20
Sep
Sunday Transformation
Lookie who decided to join us.
I was writing in the back room while the baby napped and heard a scratching sound over my shoulder. Thinking it was one of the cats up to no good, I went out into the kitchen only to find no sign of shenanigans. I sat back down and started clacking away at the keyboard and the quiet scratching came again. I stopped and listened. Out of the corner of my eye I saw it. Our pet pupa was a pupa no more. A crinkly, orange leaf of a butterfly emerging from it’s pale green sarcophagus. I watched in wonder.

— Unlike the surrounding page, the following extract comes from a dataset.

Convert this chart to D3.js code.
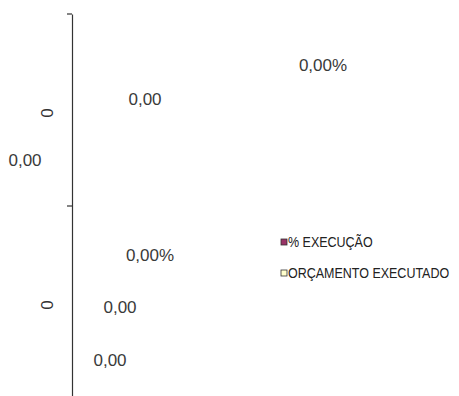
<!DOCTYPE html>
<html>
<head>
<meta charset="utf-8">
<script src="https://cdn.jsdelivr.net/npm/d3@7"></script>
<style>
  html, body { margin: 0; padding: 0; background: #fff; }
  svg { display: block; }
  text { font-family: "Liberation Sans", Arial, sans-serif; }
</style>
</head>
<body>
<svg id="chart" width="459" height="396"></svg>
<script>
// Categories (both shown as "0") and series values
const categories = ["0", "0"];
const pctExecucao = [0, 0];
const orcamentoExecutado = [0, 0];
const orcamentoPrevisto = [0, 0];
const seriesNames = ["% EXECUÇÃO", "ORÇAMENTO EXECUTADO"];
const seriesColors = ["#993366", "#FFFFCC"];

const fmtNum = v => d3.format(".2f")(v).replace(".", ",");
const fmtPct = v => d3.format(".2f")(v * 100).replace(".", ",") + "%";

const svg = d3.select("#chart");

// Horizontal bar layout: categories on the vertical axis
const y = d3.scaleBand()
  .domain(d3.range(categories.length))
  .range([14, 398])
  .paddingInner(0).paddingOuter(0);
const x = d3.scaleLinear().domain([0, 1]).range([72, 440]);

// Category axis
const axis = d3.axisLeft(y)
  .tickFormat(i => categories[i])
  .tickSize(0);
const gAxis = svg.append("g").attr("transform", `translate(${x(0)},0)`).call(axis);
gAxis.select(".domain").attr("stroke", "#333").attr("stroke-width", 1.2);
gAxis.selectAll(".tick text")
  .attr("font-size", 17)
  .attr("fill", "#333")
  .attr("text-anchor", "middle")
  .attr("dy", null)
  .attr("transform", "translate(-25,0) rotate(-90)")
  .attr("dominant-baseline", "central");

// Band boundary tick marks
const boundaries = y.domain().map(i => y(i));
svg.append("g").selectAll("line").data(boundaries).join("line")
  .attr("x1", x(0) - 5).attr("x2", x(0))
  .attr("y1", d => d).attr("y2", d => d)
  .attr("stroke", "#333").attr("stroke-width", 1.2);

// Zero-length bars
const barH = 20;
const series = [
  { values: pctExecucao, color: seriesColors[0], off: -60 },
  { values: orcamentoExecutado, color: seriesColors[1], off: -20 }
];
series.forEach(s => {
  svg.append("g").selectAll("rect").data(s.values).join("rect")
    .attr("x", x(0))
    .attr("y", (d, i) => y(i) + y.bandwidth() / 2 + s.off)
    .attr("width", d => x(d) - x(0))
    .attr("height", barH)
    .attr("fill", s.color);
});

// Data labels (positions relative to each band)
const labelLayout = [
  { values: pctExecucao, fmt: fmtPct, pos: [[251, -45], [78, -47]] },
  { values: orcamentoExecutado, fmt: fmtNum, pos: [[73, -11], [48, 5]] },
  { values: orcamentoPrevisto, fmt: fmtNum, pos: [[-47, 50], [38, 58]] }
];
labelLayout.forEach(L => {
  svg.append("g").selectAll("text").data(L.values).join("text")
    .attr("x", (d, i) => x(d) + L.pos[i][0])
    .attr("y", (d, i) => y(i) + y.bandwidth() / 2 + L.pos[i][1])
    .attr("text-anchor", "middle")
    .attr("dominant-baseline", "central")
    .attr("font-size", 17)
    .attr("fill", "#3a3a3a")
    .text(d => L.fmt(d));
});

// Legend
const legend = svg.append("g").attr("transform", "translate(281,242)");
const items = legend.selectAll("g").data(seriesNames).join("g")
  .attr("transform", (d, i) => `translate(0,${i * 31})`);
items.append("rect")
  .attr("x", 0).attr("y", -3).attr("width", 6).attr("height", 6)
  .attr("fill", (d, i) => seriesColors[i])
  .attr("stroke", "#333").attr("stroke-width", 0.8);
items.append("text")
  .attr("x", 7).attr("y", 0)
  .attr("dominant-baseline", "central")
  .attr("font-size", 12.5)
  .attr("fill", "#222")
  .attr("transform", "scale(1,1.18)")
  .attr("transform-origin", "0 0")
  .text(d => d);
</script>
</body>
</html>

If you’ve never seen a butterfly emerge from it’s chrysalis, the process takes a little while. Their wings need to dry and that can take hours. Our butterfly took her time. By the end of the day she slowly stretched her wings, but no flight attempt was made. It was starting to get dark, so I thought it would be best to release her in the morning and so the entire night she sat on the window sill. In the morning, she still showed no signs of attempting flight. To gently inspire her, I took her with me on our walk to school. She sat happily perched to the top of the stroller as we walked down the ally. The kids left her on a flower, but when I was walking back home from dropping the oldest off at school, there she sat on the same flower. I scooped her up and walked with her for awhile and had a talk:
“You’re a monarch butterfly, capable of a spectacular migration over an entire continent. Flying might seem scary, that journey might seem incomprehensible, but just think about all the places you’ll see! All the friends you’ll meet! There will be birds and thunderstorms and days that make you wanna give up on the whole adventure, but you seem like a willing-and-able-sort-of-butterfly not a quit-before-you-even-try-butterfly. Why not give it a shot? You can make it. What have you got to lose?”
Nothing.
I set her back on the stroller and within a few steps she lifted off and flew to one of the wild sunflowers that hover over the alleyway.
Bye bye, butterfly.
I’m rereading poems by my favorite poet, William Stafford. This blog is named after the last line in one of his poems. Anyway, the introduction of The Darkness Around Us Is Deep recounts an interview between William Stafford and Cynthia Lofsness and how during the interview she inquires about his practice about writing a poem every day asking, “What do you do if you’re not so good that day?” and his response was “Well, then I just lower my standards.”(xii). How often do I let fear take ahold of me before even trying? You see, I’m going though a transformation myself. My wings are new and I’m not quite sure where to go next. The definition of progress requires movement. Even if that movement is blind and the birds and the thunderstorms are at my heels, do I let that stop me? Do you?
So, the chat with the butterfly also happened to be a chat with myself.
If you are going through a similar transformation, have courage. Lower your standards. Don’t be afraid. Lift off.
Listening to Caroline Rose “I Will Not Be Afraid” (7:20 minute mark)
Stafford, W., & In Bly, R. (1993). The darkness around us is deep: Selected poems of William Stafford. New York: HarperPerennial.